Panel: 4. Transport and mobility: How to deliver energy efficiency

This is a peer-reviewed paper.

Author:
Amela Ajanovic, Vienna University of Technology, Austria

Abstract

Improving the energy efficiency of passenger cars is considered as an important means for saving energy and reducing CO2-emissions in transport sector. In the last years according to the European policy and goals, average fuel intensity of new passenger cars decreased significantly. However, a large part of these improvements was lost due to the increasing size of cars.

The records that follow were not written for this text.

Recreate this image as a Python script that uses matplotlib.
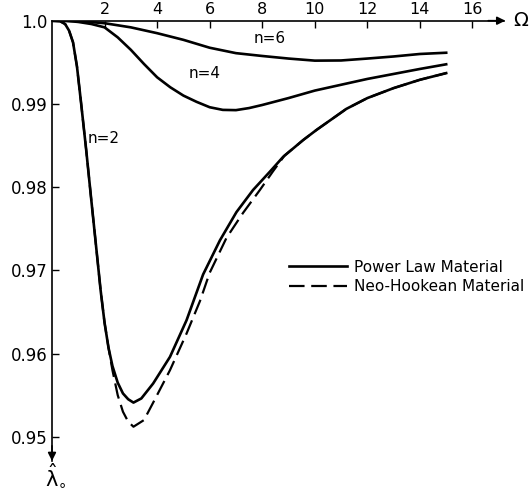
import matplotlib
matplotlib.use("Agg")
from matplotlib import pyplot as plt

plt.rcParams['font.family'] = ['DejaVu Sans']

# Omega vs lambda_0
omega_n6 = [0, 1.0, 2.0, 3.0, 4.0, 5.0, 6.0, 7.0, 8.0, 9.0, 10.0, 11.0, 12.0, 13.0, 14.0, 15.0]
lam_n6 = [1.0, 0.99995, 0.9997, 0.9992, 0.9985, 0.9977, 0.99675, 0.9961, 0.99576, 0.99545,
          0.9952, 0.99522, 0.99545, 0.9957, 0.996, 0.99615]

omega_n4 = [0, 0.5, 1.0, 1.5, 2.0, 2.5, 3.0, 3.5, 4.0, 4.5, 5.0, 5.5, 6.0, 6.5, 7.0, 7.5,
            8.0, 9.0, 10.0, 11.0, 12.0, 13.0, 14.0, 15.0]
lam_n4 = [1.0, 1.0, 0.99985, 0.9996, 0.9992, 0.998, 0.9965, 0.9948, 0.9932, 0.992, 0.991,
          0.99025, 0.9896, 0.98928, 0.98925, 0.9895, 0.98987, 0.9907, 0.9916, 0.9923,
          0.993, 0.9936, 0.9942, 0.99476]

omega_n2 = [0, 0.3, 0.5, 0.65, 0.8, 0.95, 1.1, 1.3, 1.5, 1.7, 1.85, 2.0, 2.15, 2.3, 2.5,
            2.7, 2.9, 3.1, 3.4, 3.85, 4.49, 5.12, 5.75, 6.39, 7.02, 7.65, 8.29, 8.8,
            9.56, 10.06, 11.2, 12.0, 13.0, 14.0, 15.0]
lam_n2 = [1.0, 0.99995, 0.9996, 0.9988, 0.9974, 0.9945, 0.9903, 0.9845, 0.9783, 0.9722,
          0.9676, 0.9637, 0.9607, 0.9585, 0.9565, 0.9552, 0.9545, 0.9541, 0.9546, 0.9564,
          0.9596, 0.964, 0.9695, 0.9736, 0.977, 0.97965, 0.98185, 0.98365, 0.98566,
          0.98686, 0.9894, 0.9907, 0.9919, 0.9929, 0.9937]

# neo-Hookean, n=2
omega_neo = [0, 0.3, 0.5, 0.65, 0.8, 0.95, 1.1, 1.3, 1.5, 1.7, 1.85, 2.0, 2.15, 2.3, 2.5,
             2.7, 2.9, 3.1, 3.5, 3.85, 4.49, 5.12, 5.63, 6.0, 6.64, 7.27, 7.91, 8.41, 8.85,
             9.56, 10.06, 11.2, 12.0, 13.0, 14.0, 15.0]
lam_neo = [1.0, 0.99995, 0.9996, 0.9988, 0.9974, 0.9945, 0.9903, 0.9845, 0.9783, 0.9722,
           0.9676, 0.9637, 0.9607, 0.958, 0.955, 0.953, 0.9518, 0.9512, 0.952, 0.9541,
           0.958, 0.9624, 0.9663, 0.9697, 0.9739, 0.9769, 0.97965, 0.9819, 0.9838,
           0.98566, 0.98686, 0.9894, 0.9907, 0.9919, 0.9929, 0.9937]

x_ticks = [2, 4, 6, 8, 10, 12, 14, 16]
y_ticks = [1.0, 0.99, 0.98, 0.97, 0.96, 0.95]
y_labels = ['1.0', '0.99', '0.98', '0.97', '0.96', '0.95']

fig = plt.figure(figsize=(5.31, 4.92), dpi=100)
ax = fig.add_axes([52 / 531, 1 - 461 / 492, 452 / 531, 440.3 / 492])

ax.plot(omega_n6, lam_n6, color='black', lw=1.9, label='Power Law Material')
ax.plot(omega_n4, lam_n4, color='black', lw=1.9)
ax.plot(omega_n2, lam_n2, color='black', lw=1.9)
ax.plot(omega_neo, lam_neo, color='black', lw=1.6, dashes=(7, 3),
        label='Neo-Hookean Material')

ax.set_xlim(0, 17.2)
ax.set_ylim(0.94708, 1.0)

# axes drawn like the original: x on top, arrows at the ends
ax.spines['bottom'].set_visible(False)
ax.spines['right'].set_visible(False)
ax.spines['top'].set_linewidth(1.2)
ax.spines['left'].set_linewidth(1.2)
ax.xaxis.tick_top()
ax.set_xticks(x_ticks)
ax.set_yticks(y_ticks)
ax.set_yticklabels(y_labels)
ax.tick_params(axis='x', direction='in', length=5, width=1, pad=3, labelsize=11.5)
ax.tick_params(axis='y', direction='in', length=5, width=1, pad=3, labelsize=12)

ax.annotate('', xy=(17.25, 1.0), xytext=(16.6, 1.0), annotation_clip=False,
            arrowprops=dict(arrowstyle='-|>', color='black', lw=1.2,
                            mutation_scale=12, shrinkA=0, shrinkB=0))
ax.annotate('', xy=(0, 0.94708), xytext=(0, 0.9489), annotation_clip=False,
            arrowprops=dict(arrowstyle='-|>', color='black', lw=1.2,
                            mutation_scale=12, shrinkA=0, shrinkB=0))
ax.text(17.55, 1.0, 'Ω', fontsize=14, va='center', ha='left', clip_on=False)
ax.text(-0.25, 0.94365, r'$\hat{\mathrm{\lambda}}_{\circ}$', fontsize=15,
        va='bottom', ha='left', clip_on=False)

ax.text(8.3, 0.99792, 'n=6', fontsize=11, ha='center', va='center')
ax.text(5.8, 0.99371, 'n=4', fontsize=11, ha='center', va='center')
ax.text(1.95, 0.9859, 'n=2', fontsize=11, ha='center', va='center')

ax.legend(loc='upper left', bbox_to_anchor=(281 / 531, 1 - 252 / 492),
          bbox_transform=fig.transFigure, frameon=False, fontsize=11,
          handlelength=3.8, handletextpad=0.5, labelspacing=0.3, borderpad=0)

plt.savefig('out.png', dpi=100)
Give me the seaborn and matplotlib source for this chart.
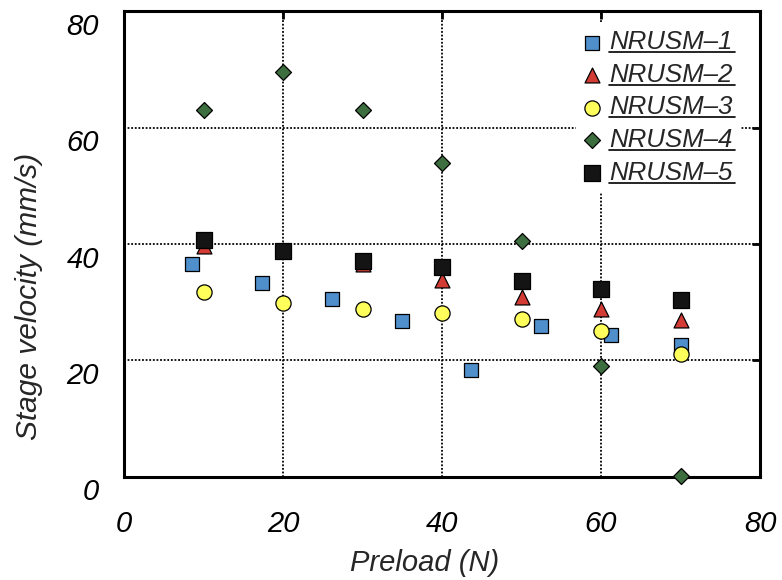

The core objective of this paper is to analyse the change of energy consumption of passenger cars along the energy service (mobility) providing chain (well-to wheel) of different car types cars (diesel-, gasoline-, natural gas-, battery electric- and fuel cell vehicles) with special focus on the impact of the size of new cars.

The major results of this investigation are: (i) with respect to WTT there are considerable differences between biofuels as well as electricity and hydrogen produced from renewable and fossil energy sources; (ii) regarding power-specific fuel intensity there was a decrease of more than 40% since 1990; that is to say, efficiency in 2010 was much higher than in 1990. (iii) However, about half of these theoretically possible energy savings has been compensated by the switch to larger cars and virtually the same effect can be seen for specific CO2 emissions.

This leads to the final conclusion that future energy policy has to address the size issue e.g. by means of size-dependent registration taxes.